Nathan Scott: There are a number of areas of development in XFS, on both IRIX and Linux. I’ll talk about Linux only here.
On Linux we are actively working on the IA64 port – the intention is for the 1.0.2 release to support that architecture. There are folk in the open source community working on ports to a variety of other architectures as well (in particular, the PowerPC and Alpha porters and seem to have had a great deal of success).
Work is ongoing in the “pagebuf” code which I talked about before – it currently imposes the requirement that the filesystem block size be equal to the pagesize, and that restriction is going to be eased somewhat in a future release.
In the longer term, there is plenty of other work planned too – as one example, there is some work earmarked for the write code path in order to do multi-threaded direct IO writes.

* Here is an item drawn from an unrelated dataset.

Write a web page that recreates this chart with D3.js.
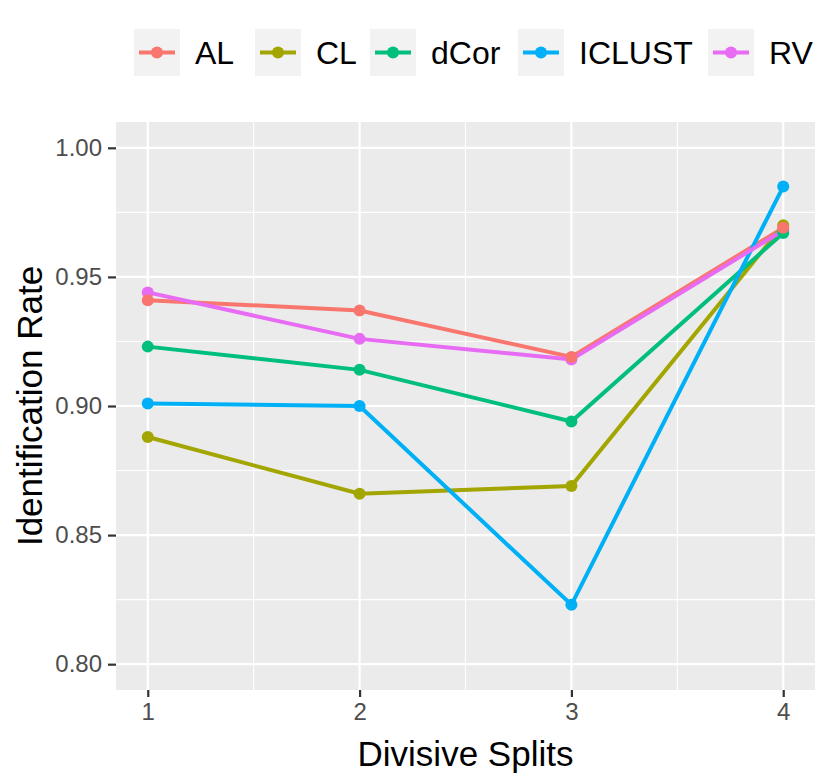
<!DOCTYPE html>
<html>
<head>
<meta charset="utf-8">
<script src="https://cdn.jsdelivr.net/npm/d3@7"></script>
<style>
  body { margin: 0; background: #fff; }
  text { font-family: "Liberation Sans", Arial, sans-serif; }
</style>
</head>
<body>
<script>
var splits = [1, 2, 3, 4];
var methods = ['AL', 'CL', 'dCor', 'ICLUST', 'RV'];
var alRate = [0.941, 0.937, 0.919, 0.969];
var clRate = [0.888, 0.866, 0.869, 0.970];
var dcorRate = [0.923, 0.914, 0.894, 0.967];
var iclustRate = [0.901, 0.900, 0.823, 0.985];
var rvRate = [0.944, 0.926, 0.918, 0.968];
var yTicks = [0.80, 0.85, 0.90, 0.95, 1.00];
var colours = ['#F8766D', '#A3A500', '#00BF7D', '#00B0F6', '#E76BF3'];

var series = [alRate, clRate, dcorRate, iclustRate, rvRate].map(function (vals, i) {
  return { name: methods[i], colour: colours[i], pts: vals.map(function (v, j) { return { x: splits[j], y: v }; }) };
});

var width = 830, height = 782;
var panel = { left: 116, right: 815, top: 122, bottom: 690 };

var x = d3.scaleLinear().domain([0.85, 4.15]).range([panel.left, panel.right]);
var y = d3.scaleLinear().domain([0.79, 1.01]).range([panel.bottom, panel.top]);

var svg = d3.select('body').append('svg')
  .attr('width', width).attr('height', height);

// panel background
svg.append('rect')
  .attr('x', panel.left).attr('y', panel.top)
  .attr('width', panel.right - panel.left).attr('height', panel.bottom - panel.top)
  .attr('fill', '#EBEBEB');

var grid = svg.append('g');
// minor grid
[1.5, 2.5, 3.5].forEach(function (v) {
  grid.append('line').attr('x1', x(v)).attr('x2', x(v)).attr('y1', panel.top).attr('y2', panel.bottom)
    .attr('stroke', '#fff').attr('stroke-width', 1.1);
});
[0.825, 0.875, 0.925, 0.975].forEach(function (v) {
  grid.append('line').attr('y1', y(v)).attr('y2', y(v)).attr('x1', panel.left).attr('x2', panel.right)
    .attr('stroke', '#fff').attr('stroke-width', 1.1);
});
// major grid
splits.forEach(function (v) {
  grid.append('line').attr('x1', x(v)).attr('x2', x(v)).attr('y1', panel.top).attr('y2', panel.bottom)
    .attr('stroke', '#fff').attr('stroke-width', 2.2);
});
yTicks.forEach(function (v) {
  grid.append('line').attr('y1', y(v)).attr('y2', y(v)).attr('x1', panel.left).attr('x2', panel.right)
    .attr('stroke', '#fff').attr('stroke-width', 2.2);
});

// axes
var xAxis = svg.append('g')
  .attr('transform', 'translate(0,' + panel.bottom + ')')
  .call(d3.axisBottom(x).tickValues(splits).tickFormat(d3.format('d')).tickSize(7).tickPadding(6));
var yAxis = svg.append('g')
  .attr('transform', 'translate(' + panel.left + ',0)')
  .call(d3.axisLeft(y).tickValues(yTicks).tickFormat(d3.format('.2f')).tickSize(8).tickPadding(6));
[xAxis, yAxis].forEach(function (a) {
  a.select('.domain').remove();
  a.selectAll('.tick line').attr('stroke', '#333').attr('stroke-width', 2.2);
  a.selectAll('.tick text').attr('fill', '#4D4D4D').style('font-size', '24px')
    .style('font-family', '"Liberation Sans", Arial, sans-serif');
});

// lines
var line = d3.line().x(function (d) { return x(d.x); }).y(function (d) { return y(d.y); });
svg.append('g').selectAll('path')
  .data(series).enter().append('path')
  .attr('d', function (d) { return line(d.pts); })
  .attr('fill', 'none')
  .attr('stroke', function (d) { return d.colour; })
  .attr('stroke-width', 4);

// points
var ptsG = svg.append('g');
series.slice().reverse().forEach(function (s) {
  ptsG.selectAll(null).data(s.pts).enter().append('circle')
    .attr('cx', function (d) { return x(d.x); })
    .attr('cy', function (d) { return y(d.y); })
    .attr('r', 6)
    .attr('fill', s.colour);
});

// axis titles
svg.append('text')
  .attr('x', (panel.left + panel.right) / 2).attr('y', 766)
  .attr('text-anchor', 'middle').style('font-size', '35px').attr('fill', '#000')
  .text('Divisive Splits');
svg.append('text')
  .attr('transform', 'translate(42,' + ((panel.top + panel.bottom) / 2) + ') rotate(-90)')
  .attr('text-anchor', 'middle').style('font-size', '35px').attr('fill', '#000')
  .text('Identification Rate');

// legend
var legendX = [134, 255, 370, 518, 708];
var legend = svg.append('g');
series.forEach(function (s, i) {
  var g = legend.append('g').attr('transform', 'translate(' + legendX[i] + ',29)');
  g.append('rect').attr('width', 46).attr('height', 47).attr('fill', '#F2F2F2');
  g.append('line').attr('x1', 5).attr('x2', 41).attr('y1', 23.5).attr('y2', 23.5)
    .attr('stroke', s.colour).attr('stroke-width', 4);
  g.append('circle').attr('cx', 23).attr('cy', 23.5).attr('r', 6).attr('fill', s.colour);
  g.append('text').attr('x', 61).attr('y', 35).style('font-size', '32px').attr('fill', '#000')
    .text(s.name);
});
</script>
</body>
</html>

Obviously, being included in Linus’ kernel is an important goal. I know of several distributions that are currently working on supporting XFS natively – Suse employees post to the XFS mailing list quite frequently; Andi Kleen from Suse in particular has been very active in stress testing XFS and fixing problems, and Jan Kara (also from Suse) was instrumental in helping us get the journalled XFS quota support into the base Linux quota tools. Also, the next stable Debian release will contain an XFS kernel patch and the XFS userspace tools.
So, there is still plenty of work to be done, but at this stage I’d say we now have a very stable foundation and a good base for moving forward.